Understanding the Cadeau Lome, Togo West Africa Tuesday, March 13, 2007
I try to understand the culture of the Cadeau. This is the French word for Gift, however there are many uses and many meaning, it is similar to the word Manana in Spanish, nothing is simple.
West African people will ask for a gift or cadeau more often than not, the better they know you, then up pops the question, how about a gift.
I have now traveled about 4-5 months cumulative in the West African cultures in my lifetime, and I am still totally confused about this word Cadeau or straight out a small gift in Ghana.
The idea of a gift seem innocuous, simple, plain and how could giving a gift or asking for a gift cause harm or a problem. I am trying to think this through, the problem arises because in any or almost all relationships of any type I have had, whether male or female, old or young, the word Gift comes up, and it means so many things.
1. A worker in the hotel wants to borrow my pen, I give it to the persons, then the person says, “Cadeau” a.k.a Gift.
2. I am ready to leave, and my friend as me for a small Cadeau in French so he can eat.
3. I start to leave for a walk around, and the girl workers in the hotel ask me to buy them some chocolate, never an offer to give me money.
4. I am hungry…
5. Where a man is on a date with a serious girl or not a serious girl he must give the girl a gift in the form of money.
I say to a good friend, if I give you 5000 CFA does this mean you will come visit me, she says, “No, I am not a prostitute.”
I say do you want a Cadeau, she says, “It is African Culture, you must give a gift.”
A gift almost always means money, a German man said to me last year, do not even think about anything but money, they do not want a gift, they want money.
Beggars, manipulators, flirting, serious loves, and hungry people, everyone wants a cadeau. I tried to explain that I was American in brain, and culture, anyway you do it, when you ask me for money I feel like you are begging and for the girls, I think worst.
I have burned my bridges here in Lome with one man who I paid to help me find another friend. He is now daily went from a friend, and even a paid helper to an annoyance, and somehow he believe he is entitled to ask me for a gift…daily. I did not think much when he wanted to borrow my phone to make a call. I said, “It is in my room, I do not have it on me.”

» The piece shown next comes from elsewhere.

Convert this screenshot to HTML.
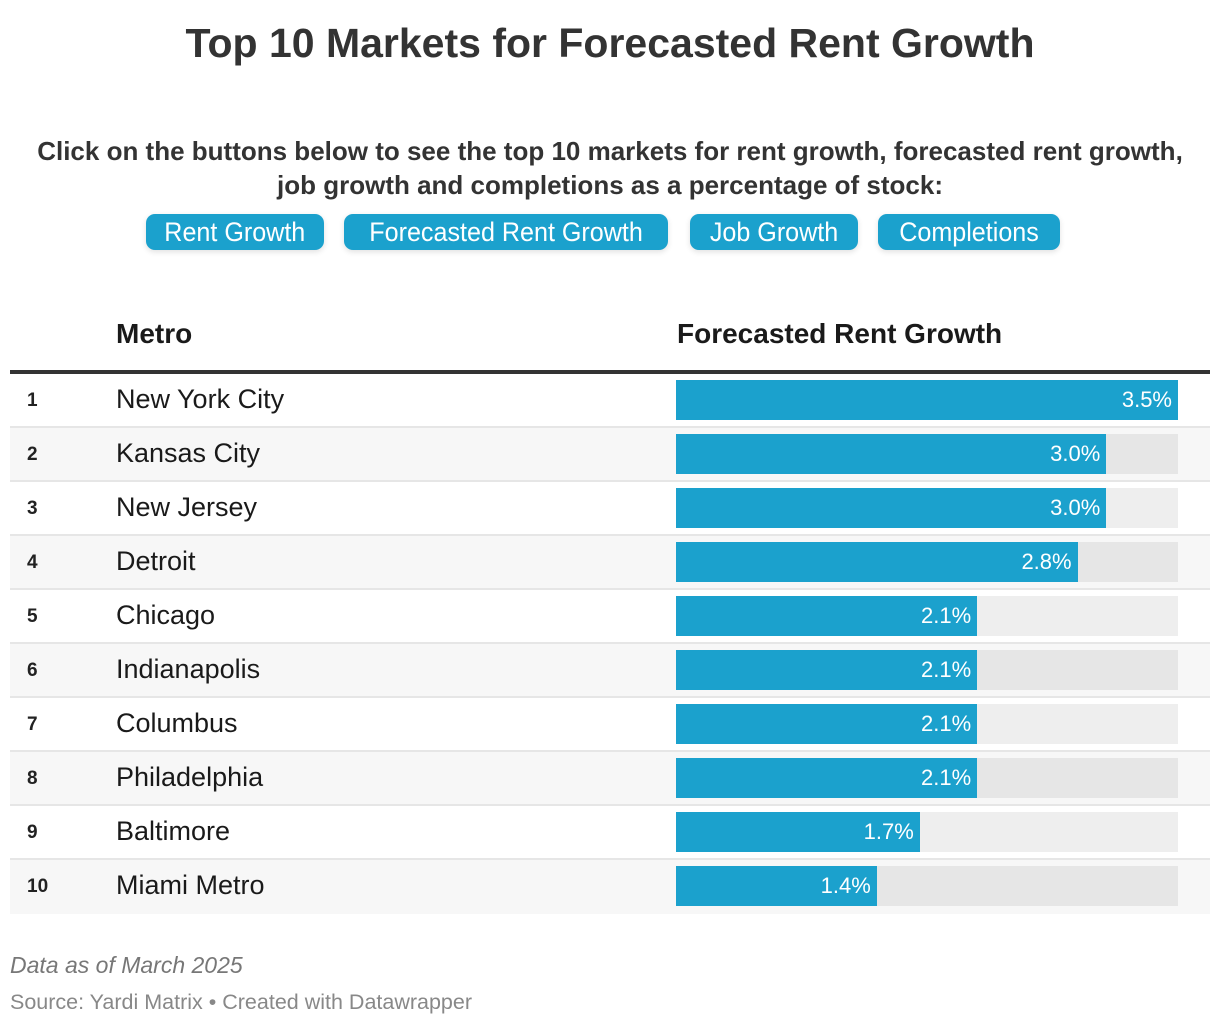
<!DOCTYPE html>
<html><head><meta charset="utf-8"><style>
body{margin:0;width:1220px;height:1026px;background:#fff;font-family:"Liberation Sans",sans-serif;color:#333;position:relative;overflow:hidden}
.abs{position:absolute;white-space:nowrap}
#title{left:0;width:1220px;top:20px;text-align:center;font-size:41px;font-weight:bold;color:#333}
.sub{left:0;width:1220px;text-align:center;font-size:26px;font-weight:bold;color:#333}
.btn{top:214px;height:36px;background:#1ba1cd;border-radius:9px;color:#fff;font-size:27px;line-height:36px;text-align:center;box-shadow:0 2px 6px rgba(0,0,0,.12)}
.btn span{display:inline-block;transform:scaleX(0.93)}
.hdr{top:318px;font-size:28px;font-weight:bold;color:#1a1a1a}
.row{left:10px;width:1200px;height:52px;border-bottom:2px solid #e6e6e6}
.rank{left:17px;font-size:19px;font-weight:bold;color:#222;top:16px}
.name{left:106px;font-size:27px;color:#1a1a1a;top:10px}
.track{left:666px;top:6px;width:502px;height:40px}
.bar{left:0;top:0;height:40px;background:#1ba1cd}
.val{right:6px;top:7px;font-size:22px;color:#fff}
</style></head><body>
<div class="abs" id="title">Top 10 Markets for Forecasted Rent Growth</div>
<div class="abs sub" style="top:136px">Click on the buttons below to see the top 10 markets for rent growth, forecasted rent growth,</div>
<div class="abs sub" style="top:170px">job growth and completions as a percentage of stock:</div>
<div class="abs btn" style="left:146px;width:178px"><span>Rent Growth</span></div>
<div class="abs btn" style="left:344px;width:324px"><span>Forecasted Rent Growth</span></div>
<div class="abs btn" style="left:690px;width:168px"><span>Job Growth</span></div>
<div class="abs btn" style="left:878px;width:182px"><span>Completions</span></div>
<div class="abs hdr" style="left:116px">Metro</div>
<div class="abs hdr" style="left:677px">Forecasted Rent Growth</div>
<div class="abs" style="left:10px;top:370px;width:1200px;height:4px;background:#333"></div>
<div id="rows"></div>
<div class="abs" style="left:10px;top:952px;font-size:23px;font-style:italic;color:#777">Data as of March 2025</div>
<div class="abs" style="left:10px;top:990px;font-size:21.5px;color:#888">Source: Yardi Matrix • Created with Datawrapper</div>
<script>
const metros=["New York City","Kansas City","New Jersey","Detroit","Chicago","Indianapolis","Columbus","Philadelphia","Baltimore","Miami Metro"];
const values=[3.5,3.0,3.0,2.8,2.1,2.1,2.1,2.1,1.7,1.4];
const maxValue=3.5;
const trackW=502;
function xScale(v){return v/maxValue*trackW;}
const container=document.getElementById('rows');
metros.forEach((m,i)=>{
  const row=document.createElement('div');
  row.className='abs row';
  
  
  row.style.top=(374+i*54)+'px';
  row.style.background=i%2?'#f7f7f7':'#fff';
  if(i===metros.length-1){row.style.borderBottom='none';row.style.height='54px';}
  const r=document.createElement('div');
  r.className='abs rank';r.textContent=String(i+1);
  
  
  const n=document.createElement('div');
  n.className='abs name';n.textContent=m;
  
  
  const t=document.createElement('div');
  t.className='abs track';t.style.background=i%2?'#e6e6e6':'#eeeeee';
  
  
  const b=document.createElement('div');
  b.className='abs bar';b.style.width=xScale(values[i])+'px';
  
  
  const v=document.createElement('div');
  v.className='abs val';v.textContent=values[i].toFixed(1)+'%';
  
  
  b.appendChild(v);t.appendChild(b);
  row.appendChild(r);row.appendChild(n);row.appendChild(t);
  container.appendChild(row);
});
</script>
</body></html>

He than says, “I need to make a call, let’s go to you room and get it.”
I gave him about 75 cents U.S. and said to myself, he is abusing my good will, and goodbye, not a friend.
There is a cultural difference about giving orders or request here, that is normal, there is the idea that you can command a person to come. A person will say, come here, no please, thank you, or less than an expectation, come here. I am not good at jumping, really annoys them when I just look at them. I do nothing, I just look at them, they then expect me to come, I look, and think, than walk away with no comment.
Strange to me to give a person an order and expect the should come.
I have burned my bridges, I have been too kind and generous in this area, now I will leave and leave them behind, and remember, do not be kind and give a cadeau, or they will never stop. I know better when it is a beggar outside my hotel, I never give, because the person will meet me everyday at the door, and want more.
The Cadeau, the line is fine, between a friend, a bum, a beggar and a girls that works on her back. I wish I thought they were hungry.
I will go to the next city, try to keep all my money in my pocket, not be too generous and helpful, and maybe I can separate the good from the bad.